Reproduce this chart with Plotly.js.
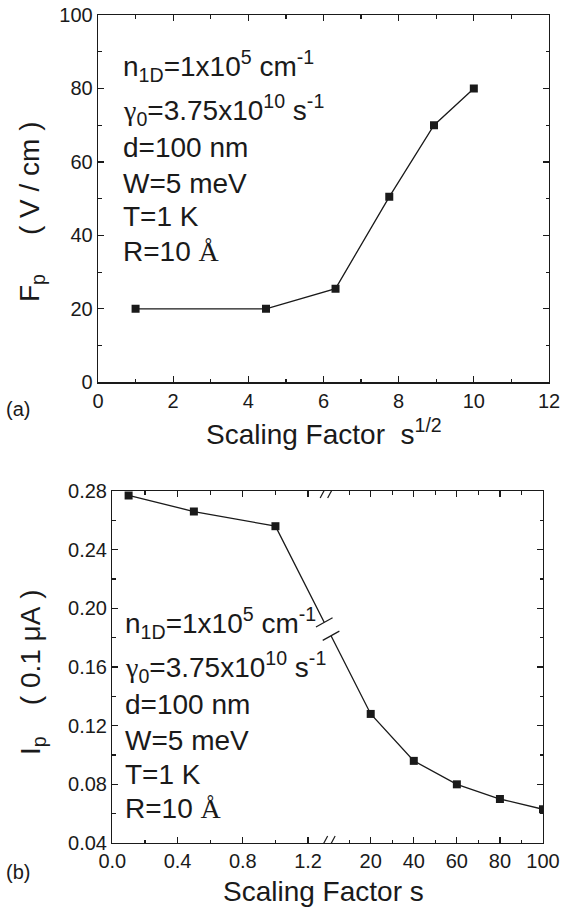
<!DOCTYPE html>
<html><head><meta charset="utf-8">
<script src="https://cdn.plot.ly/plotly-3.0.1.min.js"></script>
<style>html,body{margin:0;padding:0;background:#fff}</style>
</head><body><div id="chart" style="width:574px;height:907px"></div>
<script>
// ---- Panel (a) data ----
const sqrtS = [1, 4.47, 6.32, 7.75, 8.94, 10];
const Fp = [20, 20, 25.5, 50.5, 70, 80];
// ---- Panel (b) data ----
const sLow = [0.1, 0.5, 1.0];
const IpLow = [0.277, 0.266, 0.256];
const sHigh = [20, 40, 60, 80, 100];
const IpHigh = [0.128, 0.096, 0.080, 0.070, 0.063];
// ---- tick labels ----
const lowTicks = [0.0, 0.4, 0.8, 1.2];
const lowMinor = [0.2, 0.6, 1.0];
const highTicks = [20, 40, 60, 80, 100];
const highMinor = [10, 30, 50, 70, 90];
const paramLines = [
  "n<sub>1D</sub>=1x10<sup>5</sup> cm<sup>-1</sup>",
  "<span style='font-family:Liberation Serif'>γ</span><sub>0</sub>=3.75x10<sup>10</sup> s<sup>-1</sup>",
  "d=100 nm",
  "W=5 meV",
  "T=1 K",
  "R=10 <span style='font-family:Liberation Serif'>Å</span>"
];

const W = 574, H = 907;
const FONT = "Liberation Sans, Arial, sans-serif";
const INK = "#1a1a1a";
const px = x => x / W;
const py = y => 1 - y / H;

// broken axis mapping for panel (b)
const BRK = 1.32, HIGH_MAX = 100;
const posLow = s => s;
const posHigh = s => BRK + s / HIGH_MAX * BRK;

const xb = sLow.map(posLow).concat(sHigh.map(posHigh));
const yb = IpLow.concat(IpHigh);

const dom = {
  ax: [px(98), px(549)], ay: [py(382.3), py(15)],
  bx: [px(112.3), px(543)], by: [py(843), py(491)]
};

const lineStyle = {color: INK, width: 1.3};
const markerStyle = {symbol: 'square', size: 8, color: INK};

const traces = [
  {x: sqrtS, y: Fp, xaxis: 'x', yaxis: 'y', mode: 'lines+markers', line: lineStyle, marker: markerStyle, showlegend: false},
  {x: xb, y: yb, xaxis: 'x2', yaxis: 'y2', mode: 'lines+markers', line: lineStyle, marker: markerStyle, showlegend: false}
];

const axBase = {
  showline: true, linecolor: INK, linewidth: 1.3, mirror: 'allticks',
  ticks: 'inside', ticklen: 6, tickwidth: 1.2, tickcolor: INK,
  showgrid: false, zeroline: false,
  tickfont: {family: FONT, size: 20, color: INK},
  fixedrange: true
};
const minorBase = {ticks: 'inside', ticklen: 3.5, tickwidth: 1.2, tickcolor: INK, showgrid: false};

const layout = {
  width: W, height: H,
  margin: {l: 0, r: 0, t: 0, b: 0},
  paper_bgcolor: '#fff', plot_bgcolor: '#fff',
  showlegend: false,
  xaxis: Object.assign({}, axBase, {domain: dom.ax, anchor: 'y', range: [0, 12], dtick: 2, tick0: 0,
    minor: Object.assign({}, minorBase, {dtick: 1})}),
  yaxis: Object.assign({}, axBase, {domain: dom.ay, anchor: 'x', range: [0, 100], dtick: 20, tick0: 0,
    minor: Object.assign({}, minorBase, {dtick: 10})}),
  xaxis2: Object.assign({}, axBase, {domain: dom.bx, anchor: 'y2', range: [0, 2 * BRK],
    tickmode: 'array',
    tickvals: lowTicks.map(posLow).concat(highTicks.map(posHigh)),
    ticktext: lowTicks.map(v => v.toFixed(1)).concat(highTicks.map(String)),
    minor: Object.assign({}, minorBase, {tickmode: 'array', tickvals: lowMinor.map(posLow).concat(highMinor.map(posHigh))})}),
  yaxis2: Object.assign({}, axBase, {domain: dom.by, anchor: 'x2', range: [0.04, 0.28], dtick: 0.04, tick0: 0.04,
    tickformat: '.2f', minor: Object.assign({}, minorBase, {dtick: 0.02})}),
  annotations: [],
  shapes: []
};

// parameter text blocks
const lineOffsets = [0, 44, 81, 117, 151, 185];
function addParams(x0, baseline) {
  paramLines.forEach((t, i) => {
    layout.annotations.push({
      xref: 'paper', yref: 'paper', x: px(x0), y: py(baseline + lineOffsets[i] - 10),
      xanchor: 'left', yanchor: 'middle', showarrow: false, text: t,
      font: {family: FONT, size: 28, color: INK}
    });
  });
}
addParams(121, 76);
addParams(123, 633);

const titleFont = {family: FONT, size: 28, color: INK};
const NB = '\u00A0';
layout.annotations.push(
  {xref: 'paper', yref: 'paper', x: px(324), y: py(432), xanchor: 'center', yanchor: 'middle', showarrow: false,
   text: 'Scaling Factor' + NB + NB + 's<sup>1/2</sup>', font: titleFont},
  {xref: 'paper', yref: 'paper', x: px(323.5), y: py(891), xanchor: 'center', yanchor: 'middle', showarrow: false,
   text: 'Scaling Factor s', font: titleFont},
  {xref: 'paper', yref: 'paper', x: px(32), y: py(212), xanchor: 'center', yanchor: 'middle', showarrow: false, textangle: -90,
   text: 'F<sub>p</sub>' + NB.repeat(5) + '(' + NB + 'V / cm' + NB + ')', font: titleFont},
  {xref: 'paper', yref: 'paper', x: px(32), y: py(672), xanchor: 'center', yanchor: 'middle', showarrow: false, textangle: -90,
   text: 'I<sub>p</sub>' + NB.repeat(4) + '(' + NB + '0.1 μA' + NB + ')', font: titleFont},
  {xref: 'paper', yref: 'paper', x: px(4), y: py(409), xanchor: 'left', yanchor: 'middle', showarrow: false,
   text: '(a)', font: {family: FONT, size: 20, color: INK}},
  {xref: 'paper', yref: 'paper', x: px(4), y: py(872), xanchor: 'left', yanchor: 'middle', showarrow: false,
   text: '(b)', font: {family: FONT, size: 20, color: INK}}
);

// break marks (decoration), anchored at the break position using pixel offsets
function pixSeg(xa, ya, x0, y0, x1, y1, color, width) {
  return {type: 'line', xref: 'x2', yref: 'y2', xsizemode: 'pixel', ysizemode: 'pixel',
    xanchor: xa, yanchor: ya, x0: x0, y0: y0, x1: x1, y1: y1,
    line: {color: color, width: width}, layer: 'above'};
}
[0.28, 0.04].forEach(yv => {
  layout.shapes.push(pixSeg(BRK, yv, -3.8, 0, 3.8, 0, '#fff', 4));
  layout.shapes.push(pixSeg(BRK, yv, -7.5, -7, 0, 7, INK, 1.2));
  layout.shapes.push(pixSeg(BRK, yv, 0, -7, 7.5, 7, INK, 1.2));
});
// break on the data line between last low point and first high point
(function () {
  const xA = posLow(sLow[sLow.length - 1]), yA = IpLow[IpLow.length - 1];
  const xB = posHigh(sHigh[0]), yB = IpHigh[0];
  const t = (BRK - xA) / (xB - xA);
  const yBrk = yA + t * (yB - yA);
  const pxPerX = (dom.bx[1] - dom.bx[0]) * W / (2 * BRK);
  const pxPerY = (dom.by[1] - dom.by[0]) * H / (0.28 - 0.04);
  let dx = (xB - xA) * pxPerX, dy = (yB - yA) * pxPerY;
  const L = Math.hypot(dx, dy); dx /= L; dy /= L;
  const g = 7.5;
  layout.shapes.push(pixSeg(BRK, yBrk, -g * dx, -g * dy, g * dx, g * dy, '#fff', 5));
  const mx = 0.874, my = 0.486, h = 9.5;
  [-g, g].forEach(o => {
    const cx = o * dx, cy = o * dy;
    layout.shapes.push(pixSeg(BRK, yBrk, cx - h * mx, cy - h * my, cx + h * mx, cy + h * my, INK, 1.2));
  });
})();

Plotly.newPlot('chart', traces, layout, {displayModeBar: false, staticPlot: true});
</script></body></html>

· · · · · · ·

Restate each line from the start of the listing through the line bearing "const py = y => 1 - y / H;" word for word. Drop the pictures.

Reproduce this chart with Plotly.js.
<!DOCTYPE html>
<html><head><meta charset="utf-8">
<script src="https://cdn.plot.ly/plotly-3.0.1.min.js"></script>
<style>html,body{margin:0;padding:0;background:#fff}</style>
</head><body><div id="chart" style="width:574px;height:907px"></div>
<script>
// ---- Panel (a) data ----
const sqrtS = [1, 4.47, 6.32, 7.75, 8.94, 10];
const Fp = [20, 20, 25.5, 50.5, 70, 80];
// ---- Panel (b) data ----
const sLow = [0.1, 0.5, 1.0];
const IpLow = [0.277, 0.266, 0.256];
const sHigh = [20, 40, 60, 80, 100];
const IpHigh = [0.128, 0.096, 0.080, 0.070, 0.063];
// ---- tick labels ----
const lowTicks = [0.0, 0.4, 0.8, 1.2];
const lowMinor = [0.2, 0.6, 1.0];
const highTicks = [20, 40, 60, 80, 100];
const highMinor = [10, 30, 50, 70, 90];
const paramLines = [
  "n<sub>1D</sub>=1x10<sup>5</sup> cm<sup>-1</sup>",
  "<span style='font-family:Liberation Serif'>γ</span><sub>0</sub>=3.75x10<sup>10</sup> s<sup>-1</sup>",
  "d=100 nm",
  "W=5 meV",
  "T=1 K",
  "R=10 <span style='font-family:Liberation Serif'>Å</span>"
];

const W = 574, H = 907;
const FONT = "Liberation Sans, Arial, sans-serif";
const INK = "#1a1a1a";
const px = x => x / W;
const py = y => 1 - y / H;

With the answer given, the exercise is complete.